A similar invitation was given at Blooming Glen Mennonite Church on August 26, 1951. I remember this well since I was pastor there at that time. There was a moving outpouring of the Spirit as sins were confessed, as persons embraced one another asking forgiveness and seeking reconciliation. Approximately 85 persons publicly responded. In love persons put away conflicts and hostilities that had divided the congregation for a long time. In response to a call for reconsecration, the entire congregation (with a few exceptions) stood together. There were two conversions in that service. The morning worship service did not conclude until 1 p.m.
This was a watershed in the life of the Blooming Glen congregation. New unity was experienced especially in the call of long term pastoral leadership. The congregation voted in October to call David F. Derstine as pastor, with a nearly unanimous vote.
Mission News, the paper of the Franconia Mennonite Board of Missions and Charities, devoted its September 1951 issue to the revival. Editor Elmer Kolb secured written testimonies from many persons from congregations in the Conference.
Franconia Conference in its fall session, October 4, 1951, adopted this:
Praise to God for revival blessings experienced in the recent past. We humbly confess our failures as ordained men in that so many of our members have carried burdens of sin and doubts in their hearts, some of them for years. We dedicate ourselves anew to be more faithful in fulfilling our calling as ordained men in providing for:
(1) The strengthening of our homes.
(2) Better nurturing of our young people, especially in their social and devotional life, and in fitting them for Christian service.
(3) More opportunities in our congregations for revivals, confessions, and testimonies.
(4) Definite preaching on all sin, including the awful social sins, and more definite positive teaching on Christian assurance.
(5) More effective and thorough pastoral work in the homes of our people.
(6) More careful use of our own time in Bible study, prayer and sermon preparation.
Treatment by historians
Beside my article in the September 18, 1951 issue of the Gospel Herald, “Revival in Franconia” and John E. Lapp’s article “Revival Blessings in Franconia Conference” in the December 1951 Christian Monitor, little has been written. Here and there are references, for example:
Beulah Stauffer Hostetler in her book American Mennonites and Protestant Movements observed that George and Lawrence Brunk were Mennonite echoes of mass revivals sweeping through American Protestantism in the early fifties. She further observed that early in the twentieth century consecration was associated with plain clothes. The mass revival reinforced that emphasis. She noted that some persons became entranced with the evangelists, slighting local leaders.
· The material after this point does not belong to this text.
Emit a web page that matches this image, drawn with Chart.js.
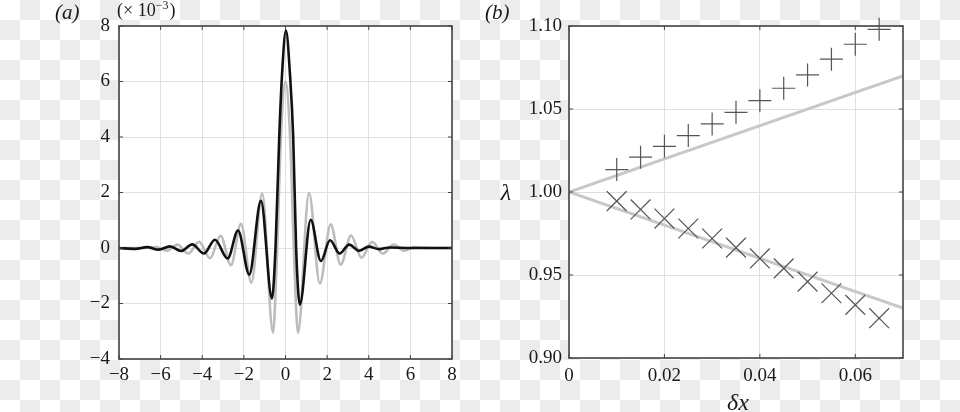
<!DOCTYPE html>
<html><head><meta charset="utf-8">
<script src="https://cdn.jsdelivr.net/npm/chart.js@4"></script>
<style>
html,body{margin:0;padding:0;}
body{width:960px;height:412px;overflow:hidden;position:relative;background-color:#fff;
background-image:conic-gradient(#ececec 0 25%,#fff 0 50%,#ececec 0 75%,#fff 0 100%);background-size:40px 40px;}
canvas{position:absolute;top:0;}
</style></head><body>
<canvas id="ca" width="480" height="412" style="left:0"></canvas>
<canvas id="cb" width="480" height="412" style="left:480px"></canvas>
<script>
// ---- panel (a) data (values in units of 1e-3) ----
const grayX  = [-8, -7, -6.2, -5.7, -5.2, -4.67, -4.15, -3.63, -3.12, -2.62, -2.14, -1.64, -1.12, -0.6, -0.4, -0.22, 0, 0.22, 0.4, 0.6, 1.13, 1.65, 2.17, 2.65, 3.15, 3.65, 4.16, 4.68, 5.2, 5.7, 6.2, 7, 8];
const grayY  = [0, 0, 0.03, -0.1, 0.12, -0.2, 0.22, -0.37, 0.44, -0.62, 0.87, -1.25, 1.97, -3.05, 0, 4, 6, 4, 0, -3.05, 1.99, -1.28, 0.85, -0.6, 0.45, -0.35, 0.22, -0.2, 0.12, -0.1, 0.03, 0, 0];
const blackX = [-8, -7.2, -6.65, -6.1, -5.55, -5.02, -4.48, -3.92, -3.39, -2.78, -2.28, -1.74, -1.18, -0.65, -0.48, -0.3, -0.17, 0.02, 0.22, 0.37, 0.51, 0.69, 1.21, 1.7, 2.14, 2.6, 3.06, 3.54, 4.0, 4.5, 5.0, 6, 7, 8];
const blackY = [0, -0.03, 0.03, -0.06, 0.06, -0.11, 0.13, -0.2, 0.3, -0.38, 0.63, -0.96, 1.7, -1.82, 0, 4, 6.2, 7.84, 6.2, 4, 0, -2.04, 1.02, -0.47, 0.28, -0.2, 0.12, -0.1, 0.05, -0.04, 0.02, 0, 0, 0];
const aXTicks = [-8, -6, -4, -2, 0, 2, 4, 6, 8];
const aYTicks = [-4, -2, 0, 2, 4, 6, 8];

// ---- panel (b) data ----
const dx        = [0.010, 0.015, 0.020, 0.025, 0.030, 0.035, 0.040, 0.045, 0.050, 0.055, 0.060, 0.065];
const lamPlus   = [1.0135, 1.021, 1.0275, 1.034, 1.041, 1.048, 1.055, 1.0625, 1.0705, 1.080, 1.089, 1.098];
const lamCross  = [0.9945, 0.9895, 0.984, 0.978, 0.972, 0.9665, 0.960, 0.954, 0.946, 0.939, 0.932, 0.924];
const theoryX     = [0, 0.07];
const theoryUpper = [1, 1.07];
const theoryLower = [1, 0.93];
const bXTicks = [0, 0.02, 0.04, 0.06];
const bYTicks = [0.90, 0.95, 1.00, 1.05, 1.10];

const pts = (xs, ys) => xs.map((x, i) => ({x, y: ys[i]}));
const SERIF = '"Liberation Serif", "DejaVu Serif", serif';
const tickFont = {family: SERIF, size: 19};

const frame = {
  id: 'frame',
  beforeDraw(c) {
    const a = c.chartArea, ctx = c.ctx;
    ctx.save(); ctx.fillStyle = '#fff';
    ctx.fillRect(a.left, a.top, a.right - a.left, a.bottom - a.top); ctx.restore();
  },
  afterDraw(c) {
    const a = c.chartArea, ctx = c.ctx, sx = c.scales.x, sy = c.scales.y;
    ctx.save(); ctx.strokeStyle = '#444'; ctx.lineWidth = 1;
    const ln = (x1, y1, x2, y2) => { ctx.beginPath(); ctx.moveTo(x1, y1); ctx.lineTo(x2, y2); ctx.stroke(); };
    sx.ticks.forEach(t => { const p = sx.getPixelForValue(t.value); ln(p, a.bottom, p, a.bottom - 4); ln(p, a.top, p, a.top + 4); });
    sy.ticks.forEach(t => { const p = sy.getPixelForValue(t.value); ln(a.left, p, a.left + 4, p); ln(a.right, p, a.right - 4, p); });
    ctx.lineWidth = 1.6; ctx.strokeRect(a.left, a.top, a.right - a.left, a.bottom - a.top);
    ctx.restore();
    const texts = c.options.plugins.frame.texts || [];
    texts.forEach(t => {
      ctx.save(); ctx.fillStyle = '#1a1a1a'; ctx.textBaseline = 'alphabetic';
      if (t.parts) {
        let x = t.x;
        t.parts.forEach(p => {
          ctx.font = p.font + SERIF; ctx.textAlign = 'left';
          ctx.fillText(p.s, x, t.y + (p.dy || 0));
          x += ctx.measureText(p.s).width + (p.gap || 0);
        });
      } else {
        ctx.font = t.font + SERIF; ctx.textAlign = t.align || 'left';
        ctx.fillText(t.s, t.x, t.y);
      }
      ctx.restore();
    });
  }
};

function scale(min, max, ticksArr, fit, pad, fmt) {
  return {
    type: 'linear', min, max,
    afterBuildTicks: s => { s.ticks = ticksArr.map(v => ({value: v})); },
    afterFit: fit,
    grid: {color: '#e0e0e0', lineWidth: 1, drawTicks: false},
    border: {display: false},
    ticks: {font: tickFont, color: '#1a1a1a', padding: pad, autoSkip: false, maxRotation: 0, callback: fmt}
  };
}

new Chart(document.getElementById('ca'), {
  type: 'line',
  data: {datasets: [
    {data: pts(blackX, blackY), borderColor: '#111', borderWidth: 2.6, pointRadius: 0, cubicInterpolationMode: 'monotone'},
    {data: pts(grayX, grayY), borderColor: '#bcbcbc', borderWidth: 2.6, pointRadius: 0, cubicInterpolationMode: 'monotone'}
  ]},
  options: {
    responsive: false, animation: false, devicePixelRatio: 1,
    layout: {padding: {left: 0, right: 28, top: 26, bottom: 0}},
    scales: {
      x: scale(-8, 8, aXTicks, s => { s.height = 53; }, 5, v => String(v).replace('-', '\u2212')),
      y: scale(-4, 8, aYTicks, s => { s.width = 119; }, 9, v => String(v).replace('-', '\u2212'))
    },
    plugins: {legend: {display: false}, tooltip: {enabled: false},
      frame: {texts: [
        {s: '(a)', x: 55, y: 19, font: 'italic 21px '},
        {x: 117, y: 16, parts: [
          {s: '(\u00d7 10', font: '18px '},
          {s: '\u22123', font: '12px ', dy: -7, gap: 1},
          {s: ')', font: '18px '}
        ]}
      ]}}
  },
  plugins: [frame]
});

new Chart(document.getElementById('cb'), {
  type: 'line',
  data: {datasets: [
    {data: pts(dx, lamPlus), showLine: false, pointStyle: 'cross', pointRadius: 11.5, borderColor: '#555', borderWidth: 1.2, clip: false},
    {data: pts(dx, lamCross), showLine: false, pointStyle: 'crossRot', pointRadius: 14, borderColor: '#555', borderWidth: 1.2, clip: false},
    {data: pts(theoryX, theoryUpper), borderColor: '#c8c8c8', borderWidth: 3, pointRadius: 0},
    {data: pts(theoryX, theoryLower), borderColor: '#c8c8c8', borderWidth: 3, pointRadius: 0}
  ]},
  options: {
    responsive: false, animation: false, devicePixelRatio: 1,
    layout: {padding: {left: 0, right: 57, top: 26, bottom: 0}},
    scales: {
      x: scale(0, 0.07, bXTicks, s => { s.height = 54; }, 7, v => v === 0 ? '0' : v.toFixed(2)),
      y: scale(0.90, 1.10, bYTicks, s => { s.width = 89; }, 7, v => v.toFixed(2))
    },
    plugins: {legend: {display: false}, tooltip: {enabled: false},
      frame: {texts: [
        {s: '(b)', x: 5, y: 19, font: 'italic 21px '},
        {s: '\u03bb', x: 26, y: 200, font: 'italic 24px ', align: 'center'},
        {s: '\u03b4x', x: 258, y: 410, font: 'italic 24px ', align: 'center'}
      ]}}
  },
  plugins: [frame]
});
</script>
</body></html>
After these mass revivals “local congregational revivals decreased markedly.” (pages 279-287).
Clyde G. Kratz made an extended study of the Brunk Revival as part of his work at Eastern Mennonite Seminary, 1985. His research paper “Mixed Blessings”, however, has not been published.
Since the writing of this article in 2001, a few items have been published online, including a sermon (audio and transcription) by George Brunk: https://mla.bethelks.edu/ml-archive/2002sept/brunk.php and an essay on the influence of Billy Graham and how his style was emulated by the Brunks and other Anabaptist evangelists: https://anabaptisthistorians.org/2018/03/08/americas-pastor-among-the-quiet-in-the-land-billy-graham-and-north-american-anabaptists-part-i/
Paul M. Lederach (1925-2014) was a bishop of the Franconia Conference, ordained in 1949. From 1952 to 1978, he was associated with Mennonite Publishing House, Scottdale, PA, in several roles, and from 1978 to 1985, had an insurance business in Scottdale. Paul returned to the Franconia Conference in 1986 and became pastor of Franconia Mennonite Church. He was later chairman of the Franconia Conference overseers and interim pastor in several local congregations.